Novak was apparently eventually worn down by the fight - to stay on top, to remain a certain way, to accept Hollywood's dismissal of her as just another troublesome blonde who asked too many questions.

She did get on surprisingly well with her directors, the terse Alfred Hitchcock and the fearsome Otto Preminger. Of Hitchcock, she said, "As soon as you accepted that he had a strong vision of what the character should look like - I hated that grey suit I had to wear - he allowed you to find the character. He'd say: "You're doing fine. If not, I wouldn't have hired you."

• Novak never rebelled against the system; Monroe did. Thus, Kim was not as disliked as MM. Her smoky voice and hesitant manner also assured her a more varied career than Marilyn's. But after the death of Columbia's detested Harry Cohn, Kim Novak's carefully crafted image suffered.

"Nobody had a good script for me," she says now.

Her "blonde bombshell" image had also suffered with Monroe's passing in 1962.

After a two-year hiatus from movie-making and then the failure of her "comeback" in the campy "The Legend of Lylah Clare"--Novak saw the handwriting on the wall. Her work would become infrequent, but at the same time, extremely effective. (Consider "The Mirror Crack'd.") And for all the distance she kept from most major films, she still had ambition.
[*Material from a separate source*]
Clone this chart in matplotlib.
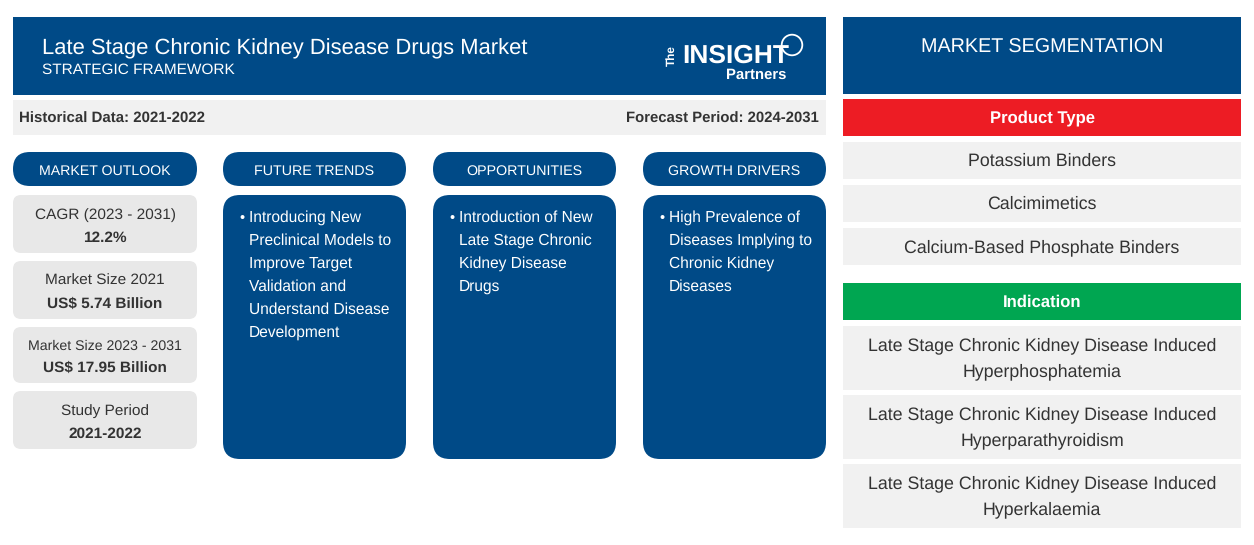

This was shattered, however, after her 1991 experience with director Mike Figgis on "Liebestraum." Kim Novak breaks down recalling that debacle. (And she was cut from most of the film.) It is unlikely she will give anybody the opportunity to hurt her in this manner again.

Today, Kim Novak lives in Oregon with her veterinarian hubby of many years, her animals, her art and she is a sensitive painter. She seems content.

She is happy to be remembered so fondly. She is proud of her best films. She is genuinely moved to tell her story her way!

• And our dear highly-respected friend Robert Osborne seems quite swept away by Kim Novak. His studio audience gave her a tumultuous ovation.

Kim remarked that she wasn't much of a "fighter" in the matter of her career and some aspects of her personal life. Fighting is okay; it works for many actors. But Miss Novak got off the battlefield before the war was lost.

I was struck by columnist Frank Bruni's analysis of Pope Francis in his last Sunday column. Then, Bruni verged off into human beings in general and the human failing for self-aggrandizement. He wrote:

• "Politics is most depressing of all. It rewards braggerts and bullies, who muscle their way onto center stage with the crazy certainty that they and only they are right; while we in the electorate and the news media lack the fortitude to shut them up or shoo them away. They disgust but divert us, or at a minimum wear us down. Maybe we get the showboats we deserve."

• And, the most amazing thing I read were the words of Iran's former agriculture expert, Isa Kalantari. He cautioned that it wasn't the U.S. or Israel who are Iran's worst bugaboos. He offered this thought: "In 30 years, Iran will be (like) a ghost town. Forty-five million Iranians will have to live with uncertain circumstances because the droughts and lack of ground water will have made both Iran and Egypt uninhabitable."

• You might want to call the Lighthouse because on October 1st, I am going to be emceeing the annual big lunch there at the Metropolitan Club and I'll be introducing the wonderful biographer Jon Meacham and he'll be introducing the Lighthouse honoree for the Henry Grunwald award. None other than Dr. Henry Kissinger.